F. Lee Bailey, Celebrity Lawyer Who Represented O.J. Simpson, Dies at 87

F. Lee Bailey, the criminal defense attorney who helped successfully defend O.J. Simpson on murder charges, has died. He was 87.

Bailey died today in Georgia, according to his son, as reported by the New York Times and Washington Post.

The sharply dressed attorney also defended Patricia Hearst (for bank robbery), Army Capt. Ernest Medina (who was implicated in the My Lai Massacre) and Albert DeSalvo (who confessed to being the Boston Strangler), but had his own share of legal troubles in later years.

A Harvard dropout who served in the military before resuming his studies, he graduated from Boston U. Law School in 1960, having already worked as a private investigator. Bailey became famous in 1966 when he won the Supreme Court reversal of osteopath Sam Sheppard’s conviction for the murder of his wife. Sheppard was acquitted during his retrial. The 1960s TV series “The Fugitive” and the 1993 movie of the same name were loosely based on Sheppard’s case.

In 1995, Bailey joined the team that represented Simpson for the murder of his ex-wife Nicole and her friend Ron Goldman. Bailey’s essential contribution to the trial was his harsh cross-examination of Los Angeles police detective Mark Fuhrman, during which he unveiled Fuhrman’s history of racial slurs, which implanted enough doubt in jurors to help lead to a not-guilty verdict.

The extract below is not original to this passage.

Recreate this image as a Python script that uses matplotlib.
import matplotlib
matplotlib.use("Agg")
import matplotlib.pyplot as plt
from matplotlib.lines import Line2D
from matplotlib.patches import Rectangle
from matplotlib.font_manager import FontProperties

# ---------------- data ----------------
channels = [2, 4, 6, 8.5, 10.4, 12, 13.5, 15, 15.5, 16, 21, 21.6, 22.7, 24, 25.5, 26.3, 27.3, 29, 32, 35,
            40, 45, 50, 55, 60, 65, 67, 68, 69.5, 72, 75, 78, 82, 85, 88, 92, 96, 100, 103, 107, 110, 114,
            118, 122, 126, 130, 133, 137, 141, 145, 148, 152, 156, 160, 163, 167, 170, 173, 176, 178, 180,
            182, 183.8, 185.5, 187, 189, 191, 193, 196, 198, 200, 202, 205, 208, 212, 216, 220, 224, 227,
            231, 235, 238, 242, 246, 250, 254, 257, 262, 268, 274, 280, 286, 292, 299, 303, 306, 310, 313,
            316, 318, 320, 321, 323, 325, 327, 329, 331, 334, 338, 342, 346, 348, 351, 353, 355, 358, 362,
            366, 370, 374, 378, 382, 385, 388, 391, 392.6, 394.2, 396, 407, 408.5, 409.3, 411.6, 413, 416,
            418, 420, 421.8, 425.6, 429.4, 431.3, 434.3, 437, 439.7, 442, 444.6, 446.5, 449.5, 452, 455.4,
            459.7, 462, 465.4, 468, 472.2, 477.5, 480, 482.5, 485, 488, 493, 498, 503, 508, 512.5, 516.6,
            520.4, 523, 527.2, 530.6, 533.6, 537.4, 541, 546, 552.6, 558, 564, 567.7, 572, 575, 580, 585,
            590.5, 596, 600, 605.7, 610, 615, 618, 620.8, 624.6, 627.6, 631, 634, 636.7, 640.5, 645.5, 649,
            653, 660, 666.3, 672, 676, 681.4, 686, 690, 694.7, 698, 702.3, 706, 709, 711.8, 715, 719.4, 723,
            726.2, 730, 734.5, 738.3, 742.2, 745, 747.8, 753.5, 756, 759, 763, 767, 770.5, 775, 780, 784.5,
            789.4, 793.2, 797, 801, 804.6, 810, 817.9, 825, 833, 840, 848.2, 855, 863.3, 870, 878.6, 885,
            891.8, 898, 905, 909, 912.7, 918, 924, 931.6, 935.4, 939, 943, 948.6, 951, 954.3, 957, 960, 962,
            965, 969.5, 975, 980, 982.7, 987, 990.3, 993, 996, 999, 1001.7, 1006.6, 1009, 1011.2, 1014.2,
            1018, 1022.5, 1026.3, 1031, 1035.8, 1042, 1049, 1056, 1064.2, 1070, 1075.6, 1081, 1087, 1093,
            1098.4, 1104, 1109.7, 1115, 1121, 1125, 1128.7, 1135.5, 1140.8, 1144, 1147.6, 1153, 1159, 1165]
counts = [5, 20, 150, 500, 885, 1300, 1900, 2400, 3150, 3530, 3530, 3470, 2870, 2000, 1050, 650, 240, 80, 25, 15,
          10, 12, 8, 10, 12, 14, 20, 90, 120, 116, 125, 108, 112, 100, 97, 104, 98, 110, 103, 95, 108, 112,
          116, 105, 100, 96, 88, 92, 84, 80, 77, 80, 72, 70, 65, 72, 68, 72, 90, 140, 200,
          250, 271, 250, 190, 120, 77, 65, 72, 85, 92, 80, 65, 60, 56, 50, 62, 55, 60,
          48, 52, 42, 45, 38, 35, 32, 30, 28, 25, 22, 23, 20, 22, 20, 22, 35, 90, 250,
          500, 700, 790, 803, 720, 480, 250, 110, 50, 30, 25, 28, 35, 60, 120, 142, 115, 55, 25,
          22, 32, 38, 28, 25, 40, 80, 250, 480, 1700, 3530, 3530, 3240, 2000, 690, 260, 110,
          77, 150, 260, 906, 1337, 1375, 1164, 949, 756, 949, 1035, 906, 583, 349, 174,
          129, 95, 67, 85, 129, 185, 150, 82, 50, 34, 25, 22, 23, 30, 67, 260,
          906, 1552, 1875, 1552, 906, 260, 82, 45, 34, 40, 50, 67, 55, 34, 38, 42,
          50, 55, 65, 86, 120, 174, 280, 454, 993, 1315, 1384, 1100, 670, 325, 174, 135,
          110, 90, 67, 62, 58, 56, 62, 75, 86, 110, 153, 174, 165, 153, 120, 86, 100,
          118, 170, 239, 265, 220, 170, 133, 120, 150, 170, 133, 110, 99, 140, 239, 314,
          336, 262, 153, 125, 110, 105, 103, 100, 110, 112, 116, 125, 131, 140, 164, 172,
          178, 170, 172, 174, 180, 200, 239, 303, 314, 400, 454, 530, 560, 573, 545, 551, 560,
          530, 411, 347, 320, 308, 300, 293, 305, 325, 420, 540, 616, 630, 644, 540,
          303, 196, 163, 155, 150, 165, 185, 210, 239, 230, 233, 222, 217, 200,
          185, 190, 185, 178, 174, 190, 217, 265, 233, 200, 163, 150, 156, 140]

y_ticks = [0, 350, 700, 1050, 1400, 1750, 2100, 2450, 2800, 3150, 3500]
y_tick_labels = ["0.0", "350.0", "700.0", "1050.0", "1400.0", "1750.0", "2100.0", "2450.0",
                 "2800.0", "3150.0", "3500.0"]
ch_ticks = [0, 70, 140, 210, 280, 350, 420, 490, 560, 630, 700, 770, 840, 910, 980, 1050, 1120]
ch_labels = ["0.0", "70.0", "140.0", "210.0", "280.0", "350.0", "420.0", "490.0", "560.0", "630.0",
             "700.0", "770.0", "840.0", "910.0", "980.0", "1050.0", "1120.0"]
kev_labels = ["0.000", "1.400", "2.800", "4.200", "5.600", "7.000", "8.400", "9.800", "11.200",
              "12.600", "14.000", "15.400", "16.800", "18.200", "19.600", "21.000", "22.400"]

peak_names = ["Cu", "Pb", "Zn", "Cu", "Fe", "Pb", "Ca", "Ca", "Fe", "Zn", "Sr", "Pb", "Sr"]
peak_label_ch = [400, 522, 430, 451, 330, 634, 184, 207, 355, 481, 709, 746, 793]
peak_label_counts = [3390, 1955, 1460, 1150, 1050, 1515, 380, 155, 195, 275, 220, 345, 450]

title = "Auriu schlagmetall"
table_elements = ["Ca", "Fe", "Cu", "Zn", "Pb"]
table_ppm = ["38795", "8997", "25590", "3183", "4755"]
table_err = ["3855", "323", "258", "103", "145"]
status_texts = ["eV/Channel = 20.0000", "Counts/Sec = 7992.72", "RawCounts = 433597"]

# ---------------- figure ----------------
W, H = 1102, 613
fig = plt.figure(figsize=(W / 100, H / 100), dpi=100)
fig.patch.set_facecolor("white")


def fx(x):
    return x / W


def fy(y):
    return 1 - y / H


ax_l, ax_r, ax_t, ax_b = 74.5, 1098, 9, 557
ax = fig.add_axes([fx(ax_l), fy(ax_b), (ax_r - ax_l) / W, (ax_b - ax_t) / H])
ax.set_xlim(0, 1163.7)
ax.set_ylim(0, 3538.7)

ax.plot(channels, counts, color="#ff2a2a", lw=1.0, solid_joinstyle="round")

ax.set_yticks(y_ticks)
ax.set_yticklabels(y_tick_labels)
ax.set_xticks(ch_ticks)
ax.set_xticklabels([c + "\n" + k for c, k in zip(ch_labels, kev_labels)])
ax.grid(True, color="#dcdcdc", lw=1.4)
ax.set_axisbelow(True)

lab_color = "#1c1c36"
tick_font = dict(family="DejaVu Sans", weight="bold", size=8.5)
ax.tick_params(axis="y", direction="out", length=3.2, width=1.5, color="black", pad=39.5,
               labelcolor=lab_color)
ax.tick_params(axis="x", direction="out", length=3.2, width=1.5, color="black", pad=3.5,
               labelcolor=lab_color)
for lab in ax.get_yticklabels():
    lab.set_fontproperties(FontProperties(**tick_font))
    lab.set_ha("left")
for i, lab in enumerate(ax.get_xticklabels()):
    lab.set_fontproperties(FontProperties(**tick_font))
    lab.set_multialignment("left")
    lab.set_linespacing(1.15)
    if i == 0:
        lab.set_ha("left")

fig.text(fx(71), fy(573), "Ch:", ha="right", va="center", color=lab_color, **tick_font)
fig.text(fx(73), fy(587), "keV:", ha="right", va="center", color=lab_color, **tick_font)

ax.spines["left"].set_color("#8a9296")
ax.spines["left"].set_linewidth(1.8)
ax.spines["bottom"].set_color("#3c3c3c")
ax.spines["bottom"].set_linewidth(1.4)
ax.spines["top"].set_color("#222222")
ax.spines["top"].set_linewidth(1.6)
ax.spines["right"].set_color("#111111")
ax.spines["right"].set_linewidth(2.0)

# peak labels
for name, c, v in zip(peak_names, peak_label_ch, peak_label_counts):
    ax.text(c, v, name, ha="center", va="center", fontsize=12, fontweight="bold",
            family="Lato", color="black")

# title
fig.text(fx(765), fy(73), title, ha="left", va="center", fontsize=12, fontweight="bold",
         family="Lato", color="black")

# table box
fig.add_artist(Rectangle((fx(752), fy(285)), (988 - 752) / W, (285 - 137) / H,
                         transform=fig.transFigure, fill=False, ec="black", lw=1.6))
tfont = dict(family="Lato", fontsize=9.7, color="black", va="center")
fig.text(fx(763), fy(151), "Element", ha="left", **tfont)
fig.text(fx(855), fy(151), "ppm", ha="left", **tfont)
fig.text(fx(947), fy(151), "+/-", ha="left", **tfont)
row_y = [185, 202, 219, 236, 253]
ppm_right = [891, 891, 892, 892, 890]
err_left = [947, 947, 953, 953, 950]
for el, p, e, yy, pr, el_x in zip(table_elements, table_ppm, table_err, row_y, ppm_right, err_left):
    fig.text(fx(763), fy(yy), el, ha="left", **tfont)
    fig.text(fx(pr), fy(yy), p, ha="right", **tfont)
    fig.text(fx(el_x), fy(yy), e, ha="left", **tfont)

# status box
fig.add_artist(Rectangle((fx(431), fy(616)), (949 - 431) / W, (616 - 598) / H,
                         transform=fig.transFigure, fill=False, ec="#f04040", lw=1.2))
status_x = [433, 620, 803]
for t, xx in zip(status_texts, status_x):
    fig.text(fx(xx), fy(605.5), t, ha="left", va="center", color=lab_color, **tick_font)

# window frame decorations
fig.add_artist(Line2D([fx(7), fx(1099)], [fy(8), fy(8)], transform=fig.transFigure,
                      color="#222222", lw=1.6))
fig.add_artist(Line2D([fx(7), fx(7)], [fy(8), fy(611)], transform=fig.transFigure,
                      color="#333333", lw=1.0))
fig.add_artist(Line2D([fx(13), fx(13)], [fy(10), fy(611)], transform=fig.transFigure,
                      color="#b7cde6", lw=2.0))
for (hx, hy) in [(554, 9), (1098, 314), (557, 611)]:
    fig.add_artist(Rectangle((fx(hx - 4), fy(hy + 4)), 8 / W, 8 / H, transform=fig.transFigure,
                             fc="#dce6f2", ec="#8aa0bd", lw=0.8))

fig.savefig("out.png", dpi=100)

“I lost a great one. F. Lee Bailey, you will be missed,” Simpson captioned on a Twitter video. He said his death comes the same week Bailey finished the book he wrote about Simpson’s trial. “Lee was 87 years old, but boy was he full of energy,” he said. “That is one book I am looking forward to reading… Maybe the best lawyer of our time, of his generation.”

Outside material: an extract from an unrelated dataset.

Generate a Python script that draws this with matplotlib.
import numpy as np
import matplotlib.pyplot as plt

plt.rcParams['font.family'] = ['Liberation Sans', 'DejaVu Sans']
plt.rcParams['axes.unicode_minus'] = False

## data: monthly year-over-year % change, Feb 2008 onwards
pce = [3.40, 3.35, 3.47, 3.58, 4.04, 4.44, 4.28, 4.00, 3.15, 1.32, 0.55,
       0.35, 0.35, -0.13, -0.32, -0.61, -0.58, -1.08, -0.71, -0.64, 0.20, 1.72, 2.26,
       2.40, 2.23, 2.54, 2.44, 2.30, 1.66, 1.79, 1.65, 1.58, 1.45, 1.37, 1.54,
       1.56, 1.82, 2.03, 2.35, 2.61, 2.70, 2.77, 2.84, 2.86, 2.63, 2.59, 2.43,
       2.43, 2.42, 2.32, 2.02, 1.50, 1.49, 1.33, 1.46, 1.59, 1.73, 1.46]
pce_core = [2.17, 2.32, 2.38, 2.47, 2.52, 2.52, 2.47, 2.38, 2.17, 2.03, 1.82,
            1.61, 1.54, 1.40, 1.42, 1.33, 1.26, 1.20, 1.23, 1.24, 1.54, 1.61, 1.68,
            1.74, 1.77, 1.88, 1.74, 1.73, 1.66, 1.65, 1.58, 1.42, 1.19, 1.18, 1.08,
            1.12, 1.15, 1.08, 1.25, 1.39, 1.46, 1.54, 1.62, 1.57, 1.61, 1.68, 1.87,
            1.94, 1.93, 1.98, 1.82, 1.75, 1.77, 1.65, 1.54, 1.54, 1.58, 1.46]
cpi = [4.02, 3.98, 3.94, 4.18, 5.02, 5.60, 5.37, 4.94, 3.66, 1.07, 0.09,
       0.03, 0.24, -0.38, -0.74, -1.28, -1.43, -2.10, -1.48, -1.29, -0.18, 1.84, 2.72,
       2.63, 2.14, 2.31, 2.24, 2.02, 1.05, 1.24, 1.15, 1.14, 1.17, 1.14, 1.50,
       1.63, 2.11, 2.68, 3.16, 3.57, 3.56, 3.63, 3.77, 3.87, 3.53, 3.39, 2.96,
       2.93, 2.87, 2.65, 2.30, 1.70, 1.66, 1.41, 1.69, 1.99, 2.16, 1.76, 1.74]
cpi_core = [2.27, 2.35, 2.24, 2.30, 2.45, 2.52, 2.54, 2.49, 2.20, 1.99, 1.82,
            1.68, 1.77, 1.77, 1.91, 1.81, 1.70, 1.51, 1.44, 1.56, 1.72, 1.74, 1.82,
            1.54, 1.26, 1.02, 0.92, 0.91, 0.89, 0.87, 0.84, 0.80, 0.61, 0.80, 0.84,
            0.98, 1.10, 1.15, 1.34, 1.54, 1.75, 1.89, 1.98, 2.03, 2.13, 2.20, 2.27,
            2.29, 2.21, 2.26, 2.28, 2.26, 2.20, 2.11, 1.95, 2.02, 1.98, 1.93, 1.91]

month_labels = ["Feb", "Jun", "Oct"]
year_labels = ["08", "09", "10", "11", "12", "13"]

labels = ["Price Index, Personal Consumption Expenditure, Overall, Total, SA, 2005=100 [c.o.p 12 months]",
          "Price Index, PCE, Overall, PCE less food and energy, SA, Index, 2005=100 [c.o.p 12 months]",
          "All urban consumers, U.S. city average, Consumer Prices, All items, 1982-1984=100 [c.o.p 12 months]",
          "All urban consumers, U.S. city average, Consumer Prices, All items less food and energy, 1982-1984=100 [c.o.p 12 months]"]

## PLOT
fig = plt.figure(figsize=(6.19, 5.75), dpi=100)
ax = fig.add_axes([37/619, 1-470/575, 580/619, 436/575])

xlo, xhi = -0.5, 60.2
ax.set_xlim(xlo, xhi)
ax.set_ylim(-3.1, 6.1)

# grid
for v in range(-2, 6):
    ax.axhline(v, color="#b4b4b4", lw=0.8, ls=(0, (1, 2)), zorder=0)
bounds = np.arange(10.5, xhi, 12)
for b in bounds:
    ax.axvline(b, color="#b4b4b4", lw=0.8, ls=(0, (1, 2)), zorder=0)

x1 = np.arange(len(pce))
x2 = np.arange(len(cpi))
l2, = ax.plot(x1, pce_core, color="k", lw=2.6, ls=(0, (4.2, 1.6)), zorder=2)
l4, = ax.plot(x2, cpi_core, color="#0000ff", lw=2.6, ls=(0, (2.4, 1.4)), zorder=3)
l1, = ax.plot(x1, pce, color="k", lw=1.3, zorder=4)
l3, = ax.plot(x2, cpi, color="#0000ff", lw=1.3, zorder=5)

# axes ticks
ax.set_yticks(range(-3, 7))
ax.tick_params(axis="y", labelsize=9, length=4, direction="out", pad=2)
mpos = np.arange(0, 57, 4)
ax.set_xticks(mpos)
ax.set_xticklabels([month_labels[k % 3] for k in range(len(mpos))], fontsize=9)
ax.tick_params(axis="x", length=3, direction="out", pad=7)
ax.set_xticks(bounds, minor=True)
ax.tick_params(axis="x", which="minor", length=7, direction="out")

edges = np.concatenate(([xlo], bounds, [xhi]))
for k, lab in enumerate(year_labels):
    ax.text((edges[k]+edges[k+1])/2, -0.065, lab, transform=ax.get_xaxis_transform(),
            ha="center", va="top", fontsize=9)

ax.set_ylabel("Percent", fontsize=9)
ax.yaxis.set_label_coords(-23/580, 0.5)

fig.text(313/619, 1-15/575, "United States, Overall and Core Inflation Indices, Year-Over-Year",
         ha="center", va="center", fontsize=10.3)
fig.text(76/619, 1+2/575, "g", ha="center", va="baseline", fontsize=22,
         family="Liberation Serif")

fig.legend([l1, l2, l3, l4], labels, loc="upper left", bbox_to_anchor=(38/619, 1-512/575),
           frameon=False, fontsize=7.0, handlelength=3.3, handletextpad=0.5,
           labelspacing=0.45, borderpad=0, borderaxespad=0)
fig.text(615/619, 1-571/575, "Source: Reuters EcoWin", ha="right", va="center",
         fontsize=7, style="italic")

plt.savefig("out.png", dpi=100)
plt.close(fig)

Bailey’s personal legal troubles included a DWI charge in 1982 and an indictment on bank fraud charges in the ’70s. Multiple counts of judicial misconduct led to his disbarment in Florida and Massachusetts in his later years. In attempt to revive his practice, he passed the bar exam in Maine, but its board of examiners ended up refusing to admit him, ultimately ending his law career.